Creating Sustainable Brand Value: from product sinner to winner

Many corporations are identifying, measuring and reducing their operational impacts and making clear in-roads into reducing their energy, water and waste consumption. This is a major step forward in the fight to reducing environmental impacts; though the speeding of this knowledge through supply-chains is the next challenge.

However, the market leaders also need to start looking beyond operations and deep into all the attributes of their actual products. This is partly because it is recognised that sequentially dealing with each issue (carbon, water, waste, toxicity etc) is more costly and time-consuming; but also it is understood that only a holistic approach to redefining and redesigning products will lead to sustainable market advantage. This is where real traction will be gained, not only within sectors but the messages will be driven through customer choice too; thereby enlightening the passive majority.

Whilst some brands are launching products with lower carbon, water or packaging waste, there is a fear that whatever your category teams are working on will be trumped by a competitor’s latest announcement.

That is why a total product approach is advocated. This is a collaborative and whole team methodology which is as much about marketing, brand and NPD expertise as it is about the environmental measurement. Taking a whole product approach means a forensic methodology to understanding every attribute of the product and analysing how to reduce each impact to make it not only ‘best in class’ but to give it an unassailable market advantage.

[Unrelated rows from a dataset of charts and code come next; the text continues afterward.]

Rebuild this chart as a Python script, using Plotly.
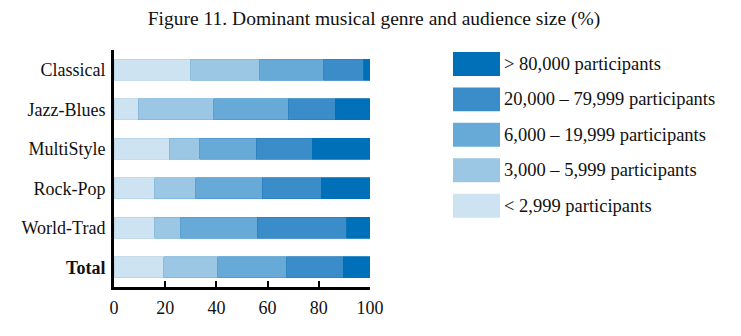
import plotly.graph_objects as go

categories = ["Classical", "Jazz-Blues", "MultiStyle", "Rock-Pop", "World-Trad", "Total"]
series_names = ["< 2,999 participants", "3,000 – 5,999 participants", "6,000 – 19,999 participants",
                "20,000 – 79,999 participants", "> 80,000 participants"]
values = [
    [30, 9.5, 21.5, 16, 16, 19.5],
    [27, 29.5, 12, 16, 10, 21],
    [25, 29, 22, 26, 30, 27],
    [15.5, 18.5, 22, 23, 35, 22],
    [2.5, 13.5, 22.5, 19, 9, 10.5],
]
colors = ["#cde3f1", "#9cc7e4", "#67aad7", "#3a8dc9", "#0070b8"]
edge = ["#b5d4ea", "#7fb6dc", "#4f9bcf", "#2a80c0", "#0070b8"]
tick_vals = [0, 20, 40, 60, 80, 100]

FONT = "Liberation Serif"
fig = go.Figure()
for name, v, c, e in zip(series_names, values, colors, edge):
    fig.add_trace(go.Bar(y=categories, x=v, name=name, orientation="h",
                         marker=dict(color=c, line=dict(color=e, width=0.8)),
                         width=0.53, showlegend=False))

# custom legend (large swatches)
legend_order = list(range(len(series_names)))[::-1]
for i, k in enumerate(legend_order):
    yc = 64 + i * 35.5
    fig.add_shape(type="rect", xref="paper", yref="paper",
                  x0=(453 - 114) / 256, x1=(500 - 114) / 256,
                  y0=(287.5 - (yc + 12)) / 237.5, y1=(287.5 - (yc - 12)) / 237.5,
                  fillcolor=colors[k], line=dict(width=0))
    fig.add_annotation(xref="paper", yref="paper", x=(502 - 114) / 256,
                       y=(287.5 - yc) / 237.5, text=series_names[k], showarrow=False,
                       xanchor="left", yanchor="middle",
                       font=dict(family=FONT, size=18.5, color="#111"))

fig.update_layout(
    barmode="stack",
    width=741, height=336,
    margin=dict(l=114, r=371, t=50, b=48.5),
    paper_bgcolor="white", plot_bgcolor="white",
    title=dict(text="Figure 11. Dominant musical genre and audience size (%)",
               x=374 / 741, xref="container", xanchor="center", y=1 - 18 / 336, yanchor="middle",
               font=dict(family=FONT, size=19.5, color="#111")),
    font=dict(family=FONT, size=18, color="#111"),
    bargap=0.47,
)
fig.update_xaxes(range=[0, 100], tickvals=tick_vals, ticks="inside", ticklen=6, tickwidth=2,
                 tickcolor="black", showline=True, linecolor="black", linewidth=3,
                 showgrid=False, zeroline=False, fixedrange=True, ticklabelstandoff=2)
fig.update_yaxes(autorange=False, range=[5.5, -0.5], showline=True, linecolor="black", linewidth=3,
                 showgrid=False, ticks="", ticklabelstandoff=2,
                 tickvals=categories,
                 ticktext=[f"<b>{c}</b>" if c == "Total" else c for c in categories])
fig.write_html("out.html")
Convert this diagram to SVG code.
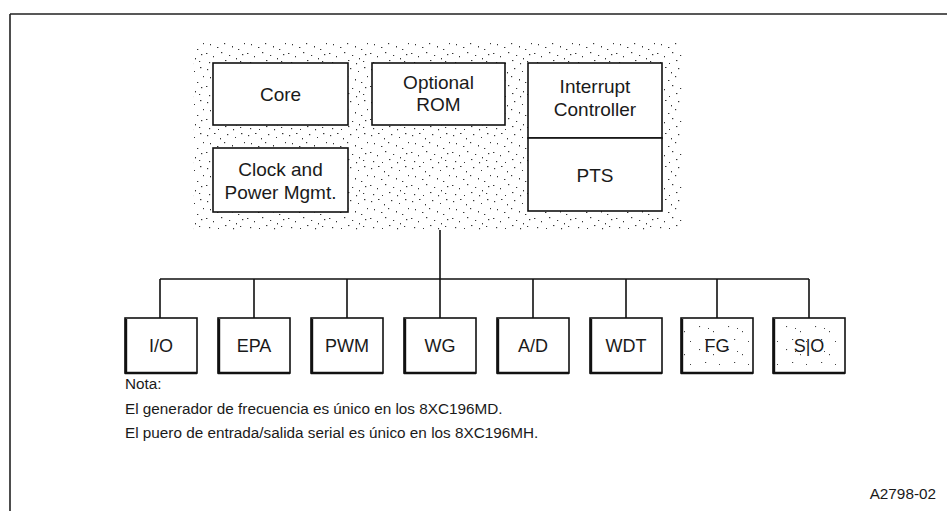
<svg xmlns="http://www.w3.org/2000/svg" width="947" height="511" viewBox="0 0 947 511">
<style>
.box{fill:#fff;stroke:#111;stroke-width:1.6}
.sh{fill:none;stroke:#111;stroke-width:2.4}
.lbl{font-family:"Liberation Sans",Arial,sans-serif;font-size:19px;fill:#1a1a1a;text-anchor:middle}
.sm{font-family:"Liberation Sans",Arial,sans-serif;font-size:18px;fill:#1a1a1a;text-anchor:middle}
.note{font-family:"Liberation Sans",Arial,sans-serif;font-size:15.3px;fill:#1a1a1a}
.conn{fill:none;stroke:#111;stroke-width:1.6}
</style>
<defs>
<pattern id="dots" x="0" y="0" width="41" height="33" patternUnits="userSpaceOnUse">
<g fill="#333">
<rect x="2" y="3" width="1.2" height="1.2"/><rect x="9" y="1" width="1.5" height="1"/><rect x="15" y="6" width="1" height="1.4"/>
<rect x="22" y="2" width="1.3" height="1.2"/><rect x="30" y="5" width="1" height="1"/><rect x="36" y="1" width="1.4" height="1.2"/>
<rect x="5" y="11" width="1" height="1.3"/><rect x="12" y="14" width="1.4" height="1"/><rect x="19" y="10" width="1.2" height="1.2"/>
<rect x="27" y="13" width="1" height="1.5"/><rect x="33" y="16" width="1.3" height="1"/><rect x="39" y="10" width="1" height="1.2"/>
<rect x="1" y="20" width="1.4" height="1"/><rect x="8" y="23" width="1" height="1.3"/><rect x="16" y="19" width="1.3" height="1.2"/>
<rect x="24" y="22" width="1.2" height="1"/><rect x="31" y="25" width="1" height="1.4"/><rect x="37" y="21" width="1.3" height="1.2"/>
<rect x="4" y="29" width="1.2" height="1.2"/><rect x="13" y="30" width="1" height="1"/><rect x="20" y="27" width="1.4" height="1.1"/>
<rect x="28" y="30" width="1.1" height="1.3"/><rect x="35" y="28" width="1.2" height="1"/>
</g>
</pattern>
<pattern id="dots2" x="0" y="0" width="29" height="23" patternUnits="userSpaceOnUse">
<g fill="#444">
<rect x="3" y="4" width="1.1" height="1.1"/><rect x="17" y="9" width="1" height="1.2"/><rect x="9" y="17" width="1.2" height="1"/><rect x="23" y="19" width="1" height="1"/><rect x="12" y="6" width="1" height="1"/>
</g>
</pattern>
</defs>

<!-- frame -->
<path d="M10 14 H947 M10 14 V511" fill="none" stroke="#222" stroke-width="1.6"/>

<!-- shaded processor area -->
<g id="processor">
<rect x="193" y="43" width="490" height="187" fill="url(#dots)"/>
</g>

<g id="core">
<rect class="box" x="213" y="63" width="135" height="62"/>
<text class="lbl" x="280.5" y="101">Core</text>
</g>
<g id="rom">
<rect class="box" x="372" y="63" width="133" height="62"/>
<text class="lbl" x="438.5" y="89">Optional</text>
<text class="lbl" x="438.5" y="111">ROM</text>
</g>
<g id="interrupt">
<rect class="box" x="528" y="63" width="134" height="75"/>
<text class="lbl" x="595" y="93">Interrupt</text>
<text class="lbl" x="595" y="116">Controller</text>
</g>
<g id="pts">
<rect class="box" x="528" y="138" width="134" height="73"/>
<text class="lbl" x="595" y="182">PTS</text>
</g>
<g id="clock">
<rect class="box" x="213" y="148" width="135" height="64"/>
<text class="lbl" x="280.5" y="176">Clock and</text>
<text class="lbl" x="280.5" y="199">Power Mgmt.</text>
</g>

<g id="connectors">
<path class="conn" d="M440 230 V279 M160 279 H809 M160 279 V318 M254 279 V318 M347 279 V318 M440 279 V318 M533 279 V318 M626 279 V318 M717 279 V318 M809 279 V318"/>
</g>

<g id="io">
<rect class="box" x="125" y="318" width="72" height="55"/><path class="sh" d="M126 319 V373 H197"/>
<text class="sm" x="161" y="352">I/O</text>
</g>
<g id="epa">
<rect class="box" x="218" y="318" width="72" height="55"/><path class="sh" d="M219 319 V373 H290"/>
<text class="sm" x="254" y="352">EPA</text>
</g>
<g id="pwm">
<rect class="box" x="311" y="318" width="72" height="55"/><path class="sh" d="M312 319 V373 H383"/>
<text class="sm" x="347" y="352">PWM</text>
</g>
<g id="wg">
<rect class="box" x="404" y="318" width="72" height="55"/><path class="sh" d="M405 319 V373 H476"/>
<text class="sm" x="440" y="352">WG</text>
</g>
<g id="ad">
<rect class="box" x="497" y="318" width="72" height="55"/><path class="sh" d="M498 319 V373 H569"/>
<text class="sm" x="533" y="352">A/D</text>
</g>
<g id="wdt">
<rect class="box" x="590" y="318" width="72" height="55"/><path class="sh" d="M591 319 V373 H662"/>
<text class="sm" x="626" y="352">WDT</text>
</g>
<g id="fg">
<rect class="box" x="681" y="318" width="72" height="55"/>
<rect x="682" y="319" width="70" height="53" fill="url(#dots2)"/>
<path class="sh" d="M682 319 V373 H753"/>
<text class="sm" x="717" y="352">FG</text>
</g>
<g id="sio">
<rect class="box" x="773" y="318" width="72" height="55"/>
<rect x="774" y="319" width="70" height="53" fill="url(#dots2)"/>
<path class="sh" d="M774 319 V373 H845"/>
<text class="sm" x="809" y="352">S|O</text>
</g>

<g id="notes">
<text class="note" x="125" y="389">Nota:</text>
<text class="note" x="125" y="414">El generador de frecuencia es único en los  8XC196MD.</text>
<text class="note" x="125" y="438">El puero de entrada/salida serial es único en los 8XC196MH.</text>
<text class="note" x="936" y="499" text-anchor="end" font-size="12">A2798-02</text>
</g>
</svg>
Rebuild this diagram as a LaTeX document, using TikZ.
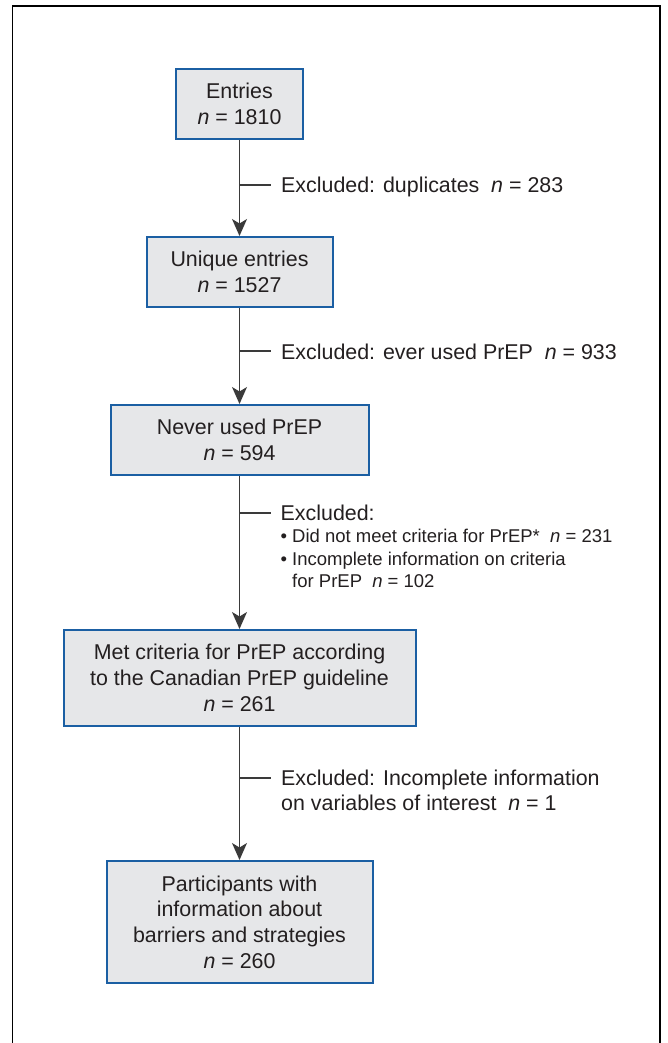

The reasons for this are simple:

  1. Market forces are the dominant factor: whether you’re a retailer who has published stretching targets for reducing impacts or a manufacturer keen to maintain market presence, the need is clear to define a route-map to becoming a sustainable organisation.
  2. Whilst many larger corporations are well on the way to understanding and designing-out their impacts, there are still many hotspots that need urgent attention. However, these need to be viewed within the context of the whole portfolio including how products are designed, materials procured, manufactured, distributed, consumed and dealt with post-consumption.
  3. Viewing the products/ranges in the context of all the impacts is more likely to lead to true innovation as the interconnections and adjacencies of the factors above, become more apparent if you take a total approach. For example, what is the point in reducing the carbon by 20-30% in the current packaging if the product itself changes to such a degree that there needs to be a totally new packaging solution?

Sustainability as an innovative product development driver means that we will see more and more obsolescence of facets which are not truly related to the core proposition. This poses a threat to resource intensive materials and production methods – but an enormous opportunity to emerging materials and methods. It is critical therefore that products are broken down and then ‘re-visioned’ in order to create the best solution across every impact.

It is with this process the sustainability consultant can facilitate cross-team interaction utilising the extensive internal knowledge supplemented by external expertise in energy/carbon, waste, materials, toxicity and water for all FMCG products.